Signs of strain in a BlackRock private credit fund have spilled into broader risk markets, contributing to renewed volatility across cryptocurrency prices and DeFi liquidity pools. The development highlights how stress in traditional credit markets can transmit into digital assets as institutional investors adjust exposure and risk tolerance.
The event unfolded as Bitcoin (BTC) slipped toward the $69,000–$70,000 range and the total cryptocurrency market capitalization fell back toward $2.5 trillion, underscoring the increasingly interconnected nature of traditional finance and crypto markets.
Market Reaction Across Crypto and DeFi
Following reports of pressure within the private credit sector, major cryptocurrencies saw moderate declines. Bitcoin dropped roughly 2–3% intraday, while Ether (ETH) and several large-cap altcoins declined between 3–5%. Aggregate trading volumes across crypto exchanges rose above $45 billion, indicating heightened repositioning activity among traders.
In decentralized finance markets, total value locked (TVL) declined toward $85 billion, down from levels above $90 billion earlier in the week.
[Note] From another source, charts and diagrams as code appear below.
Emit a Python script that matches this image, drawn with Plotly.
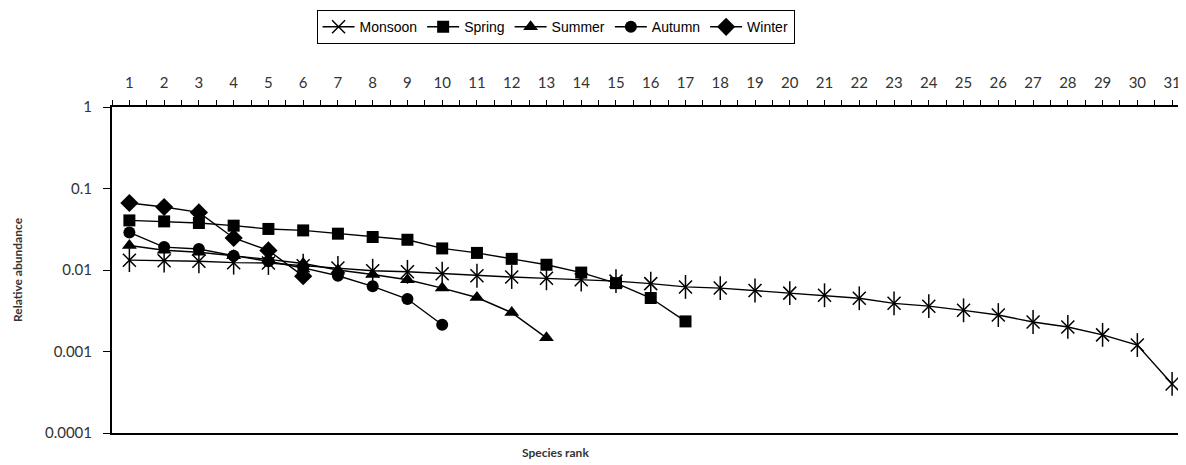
import plotly.graph_objects as go

ranks = list(range(1, 32))
tick_labels = [str(r) for r in ranks]

monsoon = [0.0132, 0.0130, 0.0128, 0.0123, 0.0122, 0.0113, 0.0106, 0.0098, 0.0095, 0.0090,
           0.0085, 0.0082, 0.0079, 0.0076, 0.0073, 0.0068, 0.0062, 0.0060, 0.0056, 0.0052,
           0.0049, 0.0045, 0.0039, 0.0036, 0.0032, 0.0028, 0.0023, 0.0020, 0.0016, 0.0012, 0.0004]
spring = [0.0406, 0.0395, 0.0377, 0.0350, 0.0319, 0.0306, 0.0279, 0.0254, 0.0235, 0.0184,
          0.0162, 0.0137, 0.0116, 0.0093, 0.0069, 0.00453, 0.00234]
summer = [0.0200, 0.0175, 0.0165, 0.0150, 0.0135, 0.0120, 0.0100, 0.0088, 0.0076, 0.0060,
          0.0046, 0.0030, 0.00147]
autumn = [0.0289, 0.0191, 0.0181, 0.0150, 0.0128, 0.0106, 0.0085, 0.0063, 0.0044, 0.00213]
winter = [0.0664, 0.0593, 0.0509, 0.0247, 0.0174, 0.0084]

y_ticks = [1, 0.1, 0.01, 0.001, 0.0001]
y_tick_labels = ["1", "0.1", "0.01", "0.001", "0.0001"]

LINE = dict(color="black", width=1.4)
fig = go.Figure()

fig.add_trace(go.Scatter(x=ranks[:len(monsoon)], y=monsoon, name="Monsoon", mode="lines+markers",
                         line=LINE,
                         marker=dict(symbol="x-thin-open", size=13, color="black",
                                     line=dict(color="black", width=1.5))))
fig.add_trace(go.Scatter(x=ranks[:len(monsoon)], y=monsoon, mode="markers", showlegend=False,
                         hoverinfo="skip",
                         marker=dict(symbol="line-ns-open", size=17, color="black",
                                     line=dict(color="black", width=1.5))))
fig.add_trace(go.Scatter(x=ranks[:len(spring)], y=spring, name="Spring", mode="lines+markers",
                         line=LINE, marker=dict(symbol="square", size=12, color="black")))
fig.add_trace(go.Scatter(x=ranks[:len(summer)], y=summer, name="Summer", mode="lines+markers",
                         line=LINE, marker=dict(symbol="triangle-up", size=13, color="black")))
fig.add_trace(go.Scatter(x=ranks[:len(autumn)], y=autumn, name="Autumn", mode="lines+markers",
                         line=LINE, marker=dict(symbol="circle", size=12, color="black")))
fig.add_trace(go.Scatter(x=ranks[:len(winter)], y=winter, name="Winter", mode="lines+markers",
                         line=LINE, marker=dict(symbol="diamond", size=14, color="black")))

TICKFONT = dict(family="Lato, Open Sans, sans-serif", size=15, color="#333333")

# The page body adds an 8px offset, so the figure is sized to compensate.
fig.update_layout(
    width=1178, height=457,
    margin=dict(l=104, r=0, t=99, b=32, autoexpand=False),
    paper_bgcolor="white", plot_bgcolor="white",
    showlegend=True,
    legend=dict(orientation="h", x=0.413, xanchor="center", y=1.297, yanchor="top",
                bordercolor="black", borderwidth=1,
                font=dict(family="Liberation Sans, Arial, sans-serif", size=14, color="black"),
                itemwidth=32, tracegroupgap=0),
    xaxis=dict(side="top", range=[0.5, 31.4], tickvals=ranks, ticktext=tick_labels,
               showline=True, linecolor="black", linewidth=2, mirror=True,
               ticks="outside", ticklen=5, tickwidth=1, tickcolor="black",
               ticklabelstandoff=6, automargin=False,
               minor=dict(ticks="outside", tick0=0.5, dtick=1, ticklen=5, tickcolor="black"),
               showgrid=False, zeroline=False, tickfont=TICKFONT, fixedrange=True),
    yaxis=dict(type="log", range=[-4, 0], tickvals=y_ticks, ticktext=y_tick_labels,
               showline=True, linecolor="black", linewidth=2,
               ticks="outside", ticklen=7, tickwidth=1, tickcolor="black",
               ticklabelstandoff=8, automargin=False,
               showgrid=False, zeroline=False, tickfont=TICKFONT,
               title=dict(text="<b>Relative abundance</b>", standoff=20,
                          font=dict(family="Lato, Open Sans, sans-serif", size=12, color="#333333"))),
    annotations=[dict(text="<b>Species rank</b>", xref="paper", yref="paper", x=0.413, y=0,
                      yshift=-19, showarrow=False, xanchor="center", yanchor="middle",
                      font=dict(family="Lato, Open Sans, sans-serif", size=12, color="#333333"))],
)

fig.write_html("out.html")
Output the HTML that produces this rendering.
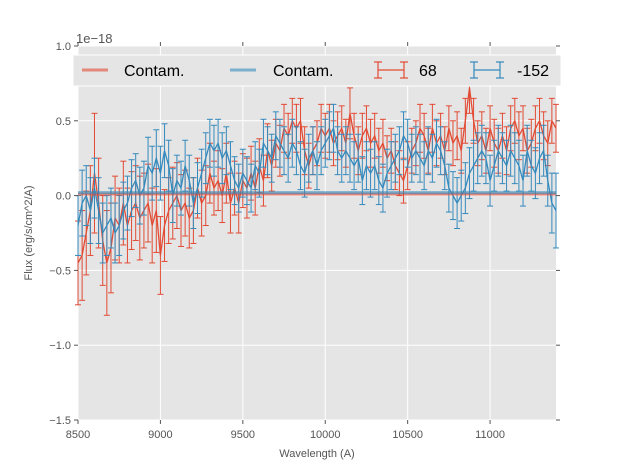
<!DOCTYPE html>
<html><head><meta charset="utf-8"><style>
html,body{margin:0;padding:0;background:#fff;width:617px;height:467px;overflow:hidden}
svg{display:block;font-family:"Liberation Sans","DejaVu Sans",sans-serif}
</style></head><body>
<svg id="chart" width="617" height="467" viewBox="0 0 617 467">
<rect x="78" y="46" width="478" height="374" fill="#e5e5e5"/>
<g id="grid"></g><g id="series"></g><g id="axes"></g>
<text x="76" y="43" font-size="13" fill="#555">1e−18</text>
<text x="32" y="233" font-size="11" fill="#555" text-anchor="middle" transform="rotate(-90 32 233)">Flux (erg/s/cm^2/A)</text>
<text x="317" y="457" font-size="11" fill="#555" text-anchor="middle">Wavelength (A)</text>
<g>
<rect x="73" y="55" width="488" height="31" fill="#e5e5e5" stroke="#fff" stroke-width="1"/>
<g><line x1="82" y1="70" x2="108" y2="70" stroke="#E24A33" stroke-opacity="0.6" stroke-width="3"/><text x="124" y="76" font-size="16" fill="#000">Contam.</text></g>
<g><line x1="230" y1="70" x2="256" y2="70" stroke="#348ABD" stroke-opacity="0.6" stroke-width="3"/><text x="273" y="76" font-size="16" fill="#000">Contam.</text></g>
<g stroke="#E24A33" stroke-width="1.2"><line x1="378" y1="70" x2="404" y2="70"/><line x1="378" y1="62" x2="378" y2="78"/><line x1="404" y1="62" x2="404" y2="78"/><line x1="374" y1="62" x2="382" y2="62"/><line x1="374" y1="78" x2="382" y2="78"/><line x1="400" y1="62" x2="408" y2="62"/><line x1="400" y1="78" x2="408" y2="78"/><text x="419" y="76" font-size="16" fill="#000" stroke="none">68</text></g>
<g stroke="#348ABD" stroke-width="1.2"><line x1="474" y1="70" x2="500" y2="70"/><line x1="474" y1="62" x2="474" y2="78"/><line x1="500" y1="62" x2="500" y2="78"/><line x1="470" y1="62" x2="478" y2="62"/><line x1="470" y1="78" x2="478" y2="78"/><line x1="496" y1="62" x2="504" y2="62"/><line x1="496" y1="78" x2="504" y2="78"/><text x="517" y="76" font-size="16" fill="#000" stroke="none">-152</text></g>
</g>
</svg>
<script>
const wlStart = 8500, wlStep = 25;
const redFlux = [-0.45,-0.4,-0.25,-0.1,0.15,-0.05,-0.3,-0.45,-0.35,-0.15,-0.2,-0.05,-0.2,-0.1,-0.05,-0.15,-0.1,-0.05,-0.2,-0.1,-0.4,-0.2,-0.1,-0.05,0.0,-0.1,-0.05,-0.15,-0.1,0.05,-0.05,0.0,0.15,0.05,0.1,0.0,0.15,-0.05,0.05,-0.05,0.1,0.05,0.15,0.05,0.2,0.1,0.3,0.2,0.35,0.3,0.45,0.4,0.5,0.45,0.5,0.3,0.2,0.3,0.35,0.45,0.4,0.45,0.35,0.4,0.45,0.35,0.55,0.4,0.3,0.4,0.45,0.35,0.4,0.3,0.35,0.25,0.3,0.2,0.15,0.1,0.2,0.3,0.35,0.45,0.4,0.3,0.45,0.35,0.4,0.3,0.45,0.35,0.4,0.3,0.5,0.72,0.5,0.35,0.4,0.3,0.45,0.35,0.3,0.4,0.3,0.45,0.5,0.4,0.45,0.3,0.35,0.45,0.5,0.4,0.35,0.5,0.45];
const redErr = [0.28,0.3,0.28,0.3,0.4,0.3,0.3,0.35,0.3,0.28,0.25,0.28,0.25,0.26,0.25,0.28,0.25,0.26,0.25,0.28,0.26,0.24,0.22,0.24,0.22,0.24,0.22,0.2,0.22,0.2,0.22,0.2,0.2,0.18,0.2,0.18,0.2,0.2,0.18,0.2,0.18,0.2,0.18,0.18,0.18,0.17,0.18,0.17,0.16,0.17,0.16,0.15,0.15,0.16,0.15,0.16,0.15,0.16,0.15,0.16,0.15,0.16,0.15,0.16,0.15,0.16,0.17,0.15,0.16,0.15,0.15,0.16,0.15,0.15,0.16,0.15,0.15,0.16,0.15,0.15,0.16,0.15,0.15,0.16,0.15,0.15,0.16,0.15,0.15,0.16,0.15,0.15,0.16,0.15,0.15,0.17,0.15,0.15,0.16,0.15,0.15,0.16,0.15,0.15,0.16,0.15,0.15,0.16,0.15,0.15,0.16,0.15,0.15,0.16,0.15,0.15,0.16];
const blueFlux = [-0.2,-0.05,0.0,-0.1,0.05,-0.1,-0.25,-0.2,-0.15,-0.25,-0.2,-0.1,-0.05,0.05,0.1,0.0,0.05,0.2,0.15,0.25,0.15,0.3,0.2,0.0,0.1,0.05,0.2,0.1,-0.05,0.05,0.15,0.25,0.35,0.3,0.35,0.25,0.3,0.2,0.1,0.05,0.15,0.1,0.05,0.2,0.15,0.35,0.3,0.25,0.4,0.35,0.3,0.25,0.35,0.3,0.2,0.15,0.25,0.3,0.2,0.3,0.35,0.4,0.45,0.3,0.25,0.3,0.25,0.2,0.25,0.1,0.2,0.15,0.2,0.1,0.05,0.15,0.2,0.25,0.3,0.4,0.35,0.25,0.3,0.25,0.2,0.3,0.25,0.35,0.3,0.2,0.05,0.0,-0.05,0.0,0.05,0.15,0.2,0.25,0.3,0.25,0.1,0.2,0.3,0.25,0.2,0.3,0.25,0.2,0.1,0.3,0.2,0.15,0.25,0.3,0.1,-0.05,-0.1];
const blueErr = [0.2,0.22,0.2,0.22,0.2,0.22,0.2,0.2,0.2,0.2,0.2,0.19,0.18,0.19,0.18,0.19,0.18,0.19,0.18,0.19,0.18,0.18,0.17,0.18,0.17,0.18,0.17,0.17,0.17,0.17,0.16,0.17,0.16,0.17,0.16,0.17,0.16,0.16,0.16,0.16,0.16,0.16,0.16,0.16,0.16,0.16,0.16,0.16,0.16,0.16,0.16,0.16,0.16,0.16,0.16,0.16,0.16,0.16,0.16,0.16,0.16,0.16,0.16,0.16,0.16,0.16,0.16,0.16,0.16,0.16,0.16,0.16,0.16,0.16,0.16,0.16,0.16,0.16,0.16,0.16,0.16,0.16,0.16,0.16,0.16,0.16,0.16,0.16,0.16,0.16,0.16,0.16,0.17,0.17,0.17,0.17,0.17,0.17,0.17,0.17,0.17,0.17,0.17,0.17,0.17,0.17,0.17,0.17,0.17,0.17,0.17,0.17,0.17,0.17,0.17,0.2,0.25];
const contamRed = [0.01,0.01];
const contamBlue = [0.02,0.02];
const xTicks = [8500,9000,9500,10000,10500,11000];
const xTickLabels = ["8500","9000","9500","10000","10500","11000"];
const yTicks = [1.0,0.5,0.0,-0.5,-1.0,-1.5];
const yTickLabels = ["1.0","0.5","0.0","\u22120.5","\u22121.0","\u22121.5"];
const xMin=8500,xMax=11400,yMin=-1.5,yMax=1.0,L=78,R=556,T=46,B=420;
const X=v=>L+(v-xMin)/(xMax-xMin)*(R-L);
const Y=v=>B-(v-yMin)/(yMax-yMin)*(B-T);
const NS="http://www.w3.org/2000/svg";
function mk(tag,attrs,parent){const e=document.createElementNS(NS,tag);for(const k in attrs)e.setAttribute(k,attrs[k]);parent.appendChild(e);return e;}
const grid=document.getElementById('grid'),axes=document.getElementById('axes'),ser=document.getElementById('series');
xTicks.forEach((t,i)=>{
 const g=mk('line',{x1:X(t),x2:X(t),y1:T,y2:B,stroke:'#fff','stroke-width':1},grid);
 
 
 mk('line',{x1:X(t),x2:X(t),y1:B,y2:B+4,stroke:'#555'},axes);
 mk('line',{x1:X(t),x2:X(t),y1:T,y2:T-4,stroke:'#555'},axes);
 const tx=mk('text',{x:X(t),y:B+18,'font-size':11,fill:'#555','text-anchor':'middle'},axes);
 tx.textContent=xTickLabels[i];
 
 
});
yTicks.forEach((t,i)=>{
 const g=mk('line',{x1:L,x2:R,y1:Y(t),y2:Y(t),stroke:'#fff','stroke-width':1},grid);
 
 
 mk('line',{x1:L-4,x2:L,y1:Y(t),y2:Y(t),stroke:'#555'},axes);
 mk('line',{x1:R,x2:R+4,y1:Y(t),y2:Y(t),stroke:'#555'},axes);
 const tx=mk('text',{x:L-7,y:Y(t)+4,'font-size':11,fill:'#555','text-anchor':'end'},axes);
 tx.textContent=yTickLabels[i];
 
 
});
function errSeries(flux,err,color,name){
 const g=mk('g',{},ser);
 
 
 let d='';
 flux.forEach((v,i)=>{
  const x=X(wlStart+i*wlStep);
  const e=err[i]||0.16;
  mk('line',{x1:x,x2:x,y1:Y(v-e),y2:Y(v+e),stroke:color,'stroke-width':1},g);
  mk('line',{x1:x-3,x2:x+3,y1:Y(v-e),y2:Y(v-e),stroke:color,'stroke-width':1},g);
  mk('line',{x1:x-3,x2:x+3,y1:Y(v+e),y2:Y(v+e),stroke:color,'stroke-width':1},g);
  d+=(i?'L':'M')+x.toFixed(1)+','+Y(v).toFixed(1);
 });
 mk('path',{d:d,fill:'none',stroke:color,'stroke-width':1.3},g);
}
errSeries(redFlux,redErr,'#E24A33','series-68');
errSeries(blueFlux,blueErr,'#348ABD','series-minus152');
[[contamRed,'#E24A33','contam-red-line'],[contamBlue,'#348ABD','contam-blue-line']].forEach(([arr,c,n])=>{
 const l=mk('line',{x1:X(xMin),x2:X(xMax),y1:Y(arr[0]),y2:Y(arr[1]),stroke:c,'stroke-opacity':0.6,'stroke-width':3},ser);
 
 
});
</script>
</body></html>
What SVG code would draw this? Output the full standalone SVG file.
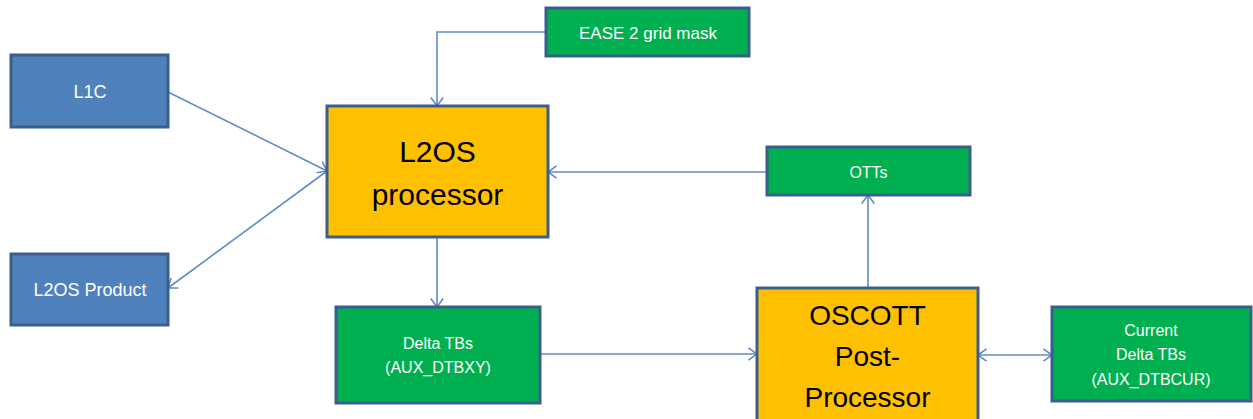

Some lending protocols experienced temporary spikes in collateral liquidations as token prices retraced.
The reaction suggests that DeFi liquidity remains sensitive to shifts in broader market sentiment, particularly when macro events affect institutional risk appetite.
Transmission From Private Credit to Digital Assets
The private credit market, which has expanded rapidly in recent years, now exceeds an estimated $1.7 trillion globally. Stress in this segment can influence investor behavior across multiple asset classes, including cryptocurrencies, as portfolio managers rebalance positions to manage liquidity and leverage.
Digital assets are particularly responsive to changes in liquidity conditions because a significant portion of trading activity involves leveraged derivatives. When traditional credit markets experience tightening conditions, investors may reduce exposure to higher-volatility assets such as crypto.
The event underscores how crypto markets are no longer isolated from broader financial system developments, especially as institutional participation increases.
Investor Sentiment and DeFi Risk Dynamics
From a behavioral standpoint, events involving major financial institutions often trigger short-term caution across digital asset markets. Even when the direct exposure between traditional funds and crypto is limited, investors frequently adjust risk allocations in response to perceived systemic stress.
DeFi platforms remain particularly sensitive to volatility because collateralized lending structures rely heavily on stable token valuations. When prices fall rapidly, automated liquidations can amplify market movements.
Despite the temporary pressure, several market indicators suggest that institutional engagement with crypto remains intact. Bitcoin ETF assets under management continue to represent a substantial share of new institutional flows into digital assets.
Looking ahead, crypto markets will likely continue monitoring developments within the private credit sector as a barometer for broader financial stability. If stress remains contained, digital assets may stabilize as liquidity conditions normalize. However, a deeper tightening in credit markets could increase volatility across both centralized and decentralized crypto platforms, reinforcing the growing linkage between global capital markets and blockchain-based financial infrastructure.